Work to complete -
Begin with the first line of the material and write out each line exactly, ending with the line that contains "W, H = 767, 470". Pictures are not part of the copy.

Dataset section -

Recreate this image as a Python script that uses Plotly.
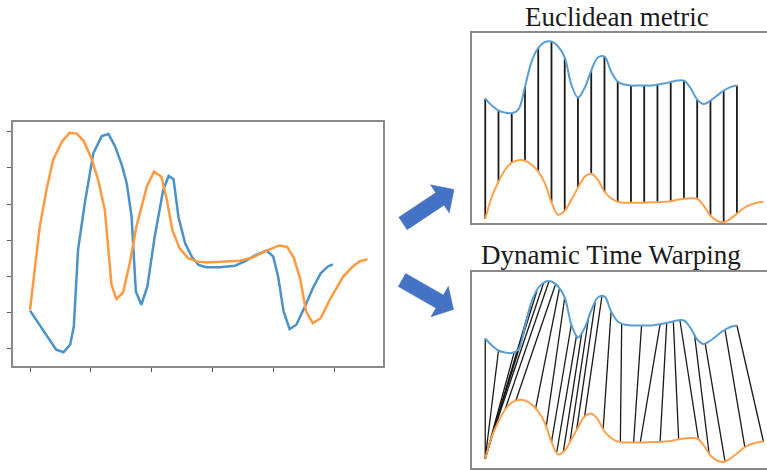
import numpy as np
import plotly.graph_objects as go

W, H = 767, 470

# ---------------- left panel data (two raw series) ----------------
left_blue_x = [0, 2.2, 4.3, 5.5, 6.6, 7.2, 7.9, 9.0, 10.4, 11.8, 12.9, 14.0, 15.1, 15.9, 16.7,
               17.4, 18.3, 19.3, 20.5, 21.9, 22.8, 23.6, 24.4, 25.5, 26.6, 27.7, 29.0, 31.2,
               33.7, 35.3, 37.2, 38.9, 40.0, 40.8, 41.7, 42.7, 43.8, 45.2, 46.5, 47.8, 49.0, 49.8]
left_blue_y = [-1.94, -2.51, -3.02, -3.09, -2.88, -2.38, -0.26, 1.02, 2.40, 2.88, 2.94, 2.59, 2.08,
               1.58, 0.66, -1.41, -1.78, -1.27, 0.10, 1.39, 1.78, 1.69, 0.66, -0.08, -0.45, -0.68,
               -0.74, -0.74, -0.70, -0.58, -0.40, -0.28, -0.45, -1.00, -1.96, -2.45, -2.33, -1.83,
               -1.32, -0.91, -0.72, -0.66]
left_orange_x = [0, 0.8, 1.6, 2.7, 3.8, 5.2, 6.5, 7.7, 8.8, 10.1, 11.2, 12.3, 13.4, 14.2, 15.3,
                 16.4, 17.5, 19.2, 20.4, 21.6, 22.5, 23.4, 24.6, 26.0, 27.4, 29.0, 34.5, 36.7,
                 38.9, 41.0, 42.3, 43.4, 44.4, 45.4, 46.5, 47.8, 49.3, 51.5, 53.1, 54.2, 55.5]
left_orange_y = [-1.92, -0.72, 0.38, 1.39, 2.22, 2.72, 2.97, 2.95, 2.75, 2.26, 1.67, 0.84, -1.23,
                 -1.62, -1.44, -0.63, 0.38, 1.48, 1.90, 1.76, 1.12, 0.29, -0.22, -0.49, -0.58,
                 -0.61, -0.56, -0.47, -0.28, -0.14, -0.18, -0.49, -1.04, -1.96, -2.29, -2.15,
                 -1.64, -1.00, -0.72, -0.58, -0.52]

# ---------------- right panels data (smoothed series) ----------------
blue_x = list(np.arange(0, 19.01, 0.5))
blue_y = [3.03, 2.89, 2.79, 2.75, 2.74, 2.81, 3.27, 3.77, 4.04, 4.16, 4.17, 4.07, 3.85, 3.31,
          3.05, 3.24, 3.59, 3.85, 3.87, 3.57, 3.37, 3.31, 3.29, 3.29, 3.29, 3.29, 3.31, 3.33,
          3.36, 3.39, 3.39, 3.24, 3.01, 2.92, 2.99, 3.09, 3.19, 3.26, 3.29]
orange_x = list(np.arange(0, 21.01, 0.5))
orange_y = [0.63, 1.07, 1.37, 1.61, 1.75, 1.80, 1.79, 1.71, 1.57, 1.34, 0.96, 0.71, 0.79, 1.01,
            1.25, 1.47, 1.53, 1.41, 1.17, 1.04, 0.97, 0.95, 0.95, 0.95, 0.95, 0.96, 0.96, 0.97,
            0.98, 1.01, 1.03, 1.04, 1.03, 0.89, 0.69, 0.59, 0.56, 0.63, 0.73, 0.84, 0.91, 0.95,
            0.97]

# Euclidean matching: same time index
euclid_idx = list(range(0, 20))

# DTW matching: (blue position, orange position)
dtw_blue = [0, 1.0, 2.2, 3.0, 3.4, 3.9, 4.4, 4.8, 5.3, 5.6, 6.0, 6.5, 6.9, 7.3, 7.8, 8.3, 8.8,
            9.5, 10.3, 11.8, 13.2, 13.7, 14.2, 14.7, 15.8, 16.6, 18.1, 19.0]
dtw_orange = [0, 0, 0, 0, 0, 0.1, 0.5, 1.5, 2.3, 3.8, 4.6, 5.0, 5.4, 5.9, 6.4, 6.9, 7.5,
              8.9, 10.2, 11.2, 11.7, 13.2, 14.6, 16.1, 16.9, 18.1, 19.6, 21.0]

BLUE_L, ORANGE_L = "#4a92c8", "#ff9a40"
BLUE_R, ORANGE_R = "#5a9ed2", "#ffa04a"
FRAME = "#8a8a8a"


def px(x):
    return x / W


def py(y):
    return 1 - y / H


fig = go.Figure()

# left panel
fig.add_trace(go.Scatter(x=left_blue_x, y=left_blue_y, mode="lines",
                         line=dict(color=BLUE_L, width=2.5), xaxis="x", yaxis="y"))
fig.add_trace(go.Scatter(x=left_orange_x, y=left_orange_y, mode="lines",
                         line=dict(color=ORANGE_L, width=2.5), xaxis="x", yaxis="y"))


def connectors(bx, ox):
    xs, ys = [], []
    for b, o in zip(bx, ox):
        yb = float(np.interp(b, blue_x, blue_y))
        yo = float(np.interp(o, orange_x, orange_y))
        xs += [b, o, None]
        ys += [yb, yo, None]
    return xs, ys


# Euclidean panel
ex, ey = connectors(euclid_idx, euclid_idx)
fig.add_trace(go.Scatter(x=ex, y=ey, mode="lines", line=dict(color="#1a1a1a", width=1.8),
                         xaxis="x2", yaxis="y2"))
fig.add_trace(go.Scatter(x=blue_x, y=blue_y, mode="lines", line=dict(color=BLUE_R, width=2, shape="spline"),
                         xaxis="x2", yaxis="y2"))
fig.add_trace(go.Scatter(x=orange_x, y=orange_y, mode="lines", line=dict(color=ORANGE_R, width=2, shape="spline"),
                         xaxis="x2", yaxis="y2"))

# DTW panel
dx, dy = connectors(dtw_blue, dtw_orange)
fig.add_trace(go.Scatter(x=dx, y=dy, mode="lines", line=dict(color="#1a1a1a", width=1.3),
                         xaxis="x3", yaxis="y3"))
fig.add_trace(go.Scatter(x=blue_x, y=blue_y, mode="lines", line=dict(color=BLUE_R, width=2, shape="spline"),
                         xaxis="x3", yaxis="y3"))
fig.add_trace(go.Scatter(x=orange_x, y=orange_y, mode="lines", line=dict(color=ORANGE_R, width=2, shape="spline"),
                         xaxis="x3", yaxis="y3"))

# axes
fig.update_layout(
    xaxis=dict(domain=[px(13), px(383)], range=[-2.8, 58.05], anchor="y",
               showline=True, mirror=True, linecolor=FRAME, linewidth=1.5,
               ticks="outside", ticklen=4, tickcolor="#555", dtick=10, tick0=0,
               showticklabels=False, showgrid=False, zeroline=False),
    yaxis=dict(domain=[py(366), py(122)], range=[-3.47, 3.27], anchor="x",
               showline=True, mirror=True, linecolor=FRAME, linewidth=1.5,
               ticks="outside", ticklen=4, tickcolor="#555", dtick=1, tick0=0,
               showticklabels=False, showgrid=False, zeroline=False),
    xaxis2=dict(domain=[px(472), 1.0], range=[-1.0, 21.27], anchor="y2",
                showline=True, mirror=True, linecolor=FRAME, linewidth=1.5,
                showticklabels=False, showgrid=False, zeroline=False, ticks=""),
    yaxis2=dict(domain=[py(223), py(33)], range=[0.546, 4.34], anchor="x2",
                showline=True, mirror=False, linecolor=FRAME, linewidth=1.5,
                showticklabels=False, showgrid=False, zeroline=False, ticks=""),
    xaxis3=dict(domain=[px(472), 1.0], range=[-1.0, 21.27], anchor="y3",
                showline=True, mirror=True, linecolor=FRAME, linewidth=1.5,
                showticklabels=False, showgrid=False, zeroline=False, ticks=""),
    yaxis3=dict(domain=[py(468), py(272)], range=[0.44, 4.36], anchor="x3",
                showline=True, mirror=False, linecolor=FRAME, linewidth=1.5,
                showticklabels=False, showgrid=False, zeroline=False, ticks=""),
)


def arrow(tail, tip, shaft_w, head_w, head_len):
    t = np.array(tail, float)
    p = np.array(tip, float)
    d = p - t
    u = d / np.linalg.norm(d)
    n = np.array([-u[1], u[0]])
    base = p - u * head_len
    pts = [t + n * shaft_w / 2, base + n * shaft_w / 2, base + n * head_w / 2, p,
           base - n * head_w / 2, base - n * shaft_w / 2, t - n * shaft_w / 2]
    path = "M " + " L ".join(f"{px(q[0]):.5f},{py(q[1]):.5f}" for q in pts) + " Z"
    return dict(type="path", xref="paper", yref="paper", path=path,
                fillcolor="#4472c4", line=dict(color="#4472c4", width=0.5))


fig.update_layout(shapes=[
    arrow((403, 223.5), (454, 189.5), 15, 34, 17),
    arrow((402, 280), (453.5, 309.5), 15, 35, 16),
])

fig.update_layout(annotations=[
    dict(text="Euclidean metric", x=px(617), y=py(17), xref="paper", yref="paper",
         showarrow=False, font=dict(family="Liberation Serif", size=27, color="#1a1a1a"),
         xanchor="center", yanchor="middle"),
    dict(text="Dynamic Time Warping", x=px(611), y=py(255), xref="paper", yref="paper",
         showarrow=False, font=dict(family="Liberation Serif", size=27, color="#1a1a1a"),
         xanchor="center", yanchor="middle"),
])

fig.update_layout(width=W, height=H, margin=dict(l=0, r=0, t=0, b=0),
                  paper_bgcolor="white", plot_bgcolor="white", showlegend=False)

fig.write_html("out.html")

Response to the task -
Recreate this image as a Python script that uses Plotly.
import numpy as np
import plotly.graph_objects as go

W, H = 767, 470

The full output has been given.